LONDON — Every time something good has happened for Manchester United and David Moyes this season, a caveat or a quick crash back down to earth has seemed to accompany it.
Before you could say "it was only Olympiakos," a rousing Champions League comeback had been overshadowed by an injury to Robin van Persie and news of a quarterfinal date with Bayern Munich.
His first goal ranked up with the best of his career, and his second with the worst. However they ended up in the back of the net, the most encouraging thing was the inventiveness and confidence with which he played as the lone striker.
GOOOOOOOOAL! WHAT A GOAL FROM WAYNE ROONEY! Beckham is in the crowd, and he's just witnessed a goal that he would be proud of! Rooney spots Adrian off his line, before ballooning a ridiculous half-volley over the Spanish goalkeeper and into the roof of the net from the halfway line!
Let's allow Moyes, then, to enjoy a comfortable away victory and an excellent performance from the man we may as well now call his captain before Tuesday's derby against Manchester City is mentioned. Wayne Rooney's wonderful eighth-minute goal was the kind of moment of magic — and then some — that has been all too absent from United's performances in the last eight months.
Rooney's second goal was as fortunate as the first was spectacular, with Mark Noble drilling a clearance straight at him, but the fact United's goals were out of the ordinary should not suggest they were not fully merited. Juan Mata, Shinji Kagawa and Marouane Fellaini all had chances to add to the score, but the lack of assurance that has troubled United this season perhaps crept in. All three players have had to settle in to life at Old Trafford at an unenviable time.
"The [first] goal will maybe take center stage but I thought our performance today was very good," Moyes said. "The disappointment was that we didn't score more from the good football we played. Before we scored we had really threatened and considering we were a bit makeshift defensively there was some really good football."

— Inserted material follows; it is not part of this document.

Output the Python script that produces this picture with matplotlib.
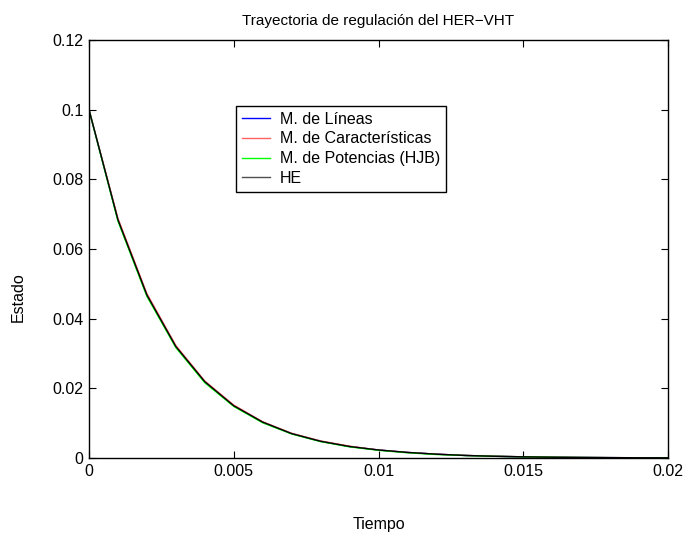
import matplotlib
matplotlib.use('agg')
import matplotlib.pyplot as plt

plt.rcParams['font.family'] = ['Liberation Sans', 'DejaVu Sans']

tiempo = [0.000, 0.001, 0.002, 0.003, 0.004, 0.005, 0.006, 0.007, 0.008, 0.009, 0.010,
          0.011, 0.012, 0.013, 0.014, 0.015, 0.016, 0.017, 0.018, 0.019, 0.020]

m_lineas = [0.1000, 0.0684, 0.0468, 0.0320, 0.0219, 0.0150, 0.0103, 0.0070, 0.0048, 0.0033, 0.0023,
            0.0016, 0.0011, 0.00073, 0.00050, 0.00034, 0.00023, 0.00016, 0.00011, 0.00007, 0.00005]
m_caract = [0.1000, 0.0688, 0.0472, 0.0323, 0.0221, 0.0152, 0.0104, 0.0071, 0.0049, 0.0034, 0.0023,
            0.0016, 0.0011, 0.00075, 0.00051, 0.00035, 0.00024, 0.00016, 0.00011, 0.00008, 0.00005]
m_potencias = [0.1000, 0.0680, 0.0464, 0.0317, 0.0216, 0.0148, 0.0101, 0.0069, 0.0047, 0.0032, 0.0022,
               0.0015, 0.0010, 0.00071, 0.00048, 0.00033, 0.00022, 0.00015, 0.00010, 0.00007, 0.00005]
he = [0.1000, 0.0684, 0.0468, 0.0320, 0.0219, 0.0150, 0.0103, 0.0070, 0.0048, 0.0033, 0.0023,
      0.0016, 0.0011, 0.00073, 0.00050, 0.00034, 0.00023, 0.00016, 0.00011, 0.00007, 0.00005]

xticks = [0, 0.005, 0.01, 0.015, 0.02]
xticklabels = ['0', '0.005', '0.01', '0.015', '0.02']
yticks = [0, 0.02, 0.04, 0.06, 0.08, 0.1, 0.12]
yticklabels = ['0', '0.02', '0.04', '0.06', '0.08', '0.1', '0.12']

fig = plt.figure(figsize=(6.86, 5.33), dpi=100)
ax = fig.add_axes([0.1297, 0.1407, 0.8441, 0.7843])

ax.plot(tiempo, m_lineas, c='#0000ff', lw=1, label='M. de Líneas')
ax.plot(tiempo, m_caract, c='#ff6060', lw=1, label='M. de Características')
ax.plot(tiempo, m_potencias, c='#00ff00', lw=1, label='M. de Potencias (HJB)')
ax.plot(tiempo, he, c='#000000', lw=1, label='HE')
handles, labels = ax.get_legend_handles_labels()

ax.set_xlim(0, 0.02)
ax.set_ylim(0, 0.12)
ax.set_xticks(xticks)
ax.set_xticklabels(xticklabels)
ax.set_yticks(yticks)
ax.set_yticklabels(yticklabels)
ax.tick_params(direction='in', length=5, top=True, right=True, labelsize=11.5, pad=4)
for s in ax.spines.values():
    s.set_linewidth(1)

ax.set_title('Trayectoria de regulación del HER\u2212VHT', fontsize=11, pad=11)
ax.set_xlabel('Tiempo', fontsize=11.5)
ax.set_ylabel('Estado', fontsize=11.5)
ax.xaxis.set_label_coords(0.5, -0.14)
ax.yaxis.set_label_coords(-0.11, 0.385)

leg = ax.legend(handles, labels, loc='upper left', bbox_to_anchor=(0.254, 0.842),
                fontsize=11.5, frameon=True, fancybox=False, edgecolor='black',
                framealpha=1, borderpad=0.35, labelspacing=0.3, handlelength=1.8,
                handletextpad=0.6, borderaxespad=0)
leg.get_frame().set_linewidth(1)
# HE shown in gray in the legend
leg.get_lines()[3].set_color('#505050')

plt.savefig('out.png', dpi=100)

Moyes deserves credit for finding a way around those problems in defense in addition to the loss of Van Persie. Rio Ferdinand, Nemanja Vidic, Chris Smalling and Jonny Evans all missed this game, so Michael Carrick partnered with Phil Jones at center back. Moyes astutely parked Fellaini in front of Carrick so as to ensure he was not targeted by Andy Carroll. "Michael Carrick made the center half job look very easy today," the manager reflected.
When it might have been easier to simply replace Van Persie with Danny Welbeck or Javier Hernandez, Moyes instead reshuffled his front four entirely, and to great effect. "It was good to see us making those opportunities because we've not been quite as free as that," he said. Mata, especially, looked liberated in a more central position, turning in his best performance of the season and discovering an immediate connection with Kagawa.
The star, though, was undoubtedly Rooney. One of his goals belongs on the increasingly impressive "best of" video — the volley against Newcastle, the overhead kick against City — that will be played when he eventually hangs up his boots. The other took him above Jack Rowley to third in the list of United's all-time top scorers.
When they froze the television cameras just before Rooney struck his 50-yarder, James Tomkins was looking at the assistant referee, hoping a foul would be called. Even Mata had glanced over. Rooney had eyes for nothing but the goal. For a player whose supposed lack of intelligence is frequently mocked, he has an astonishing ability to calculate a lot of information in a very, very short space of time.
"I think it's just instinct," he told Sky Sports. "I've turned, had a quick look and seen the goalkeeper is off his line. I've tried that many times but thankfully it's gone in."
If Mata and Rooney continue to deliver performances like these, Moyes will have some thinking to do when Van Persie returns. The front four was fluid, inventive and demonstrated that United does possess players capable of playing a flowing brand of soccer like that of Manchester City and Liverpool, rather than resorting to pumping cross after cross into the box.
There is no sense in getting carried away by a couple of good results — United had a good run in December before its season turned worse than it ever would have imagined — and there will be more disappointments between now and May. But at Upton Park, at least, the energy and excitement was back. And that's one small step in the right direction.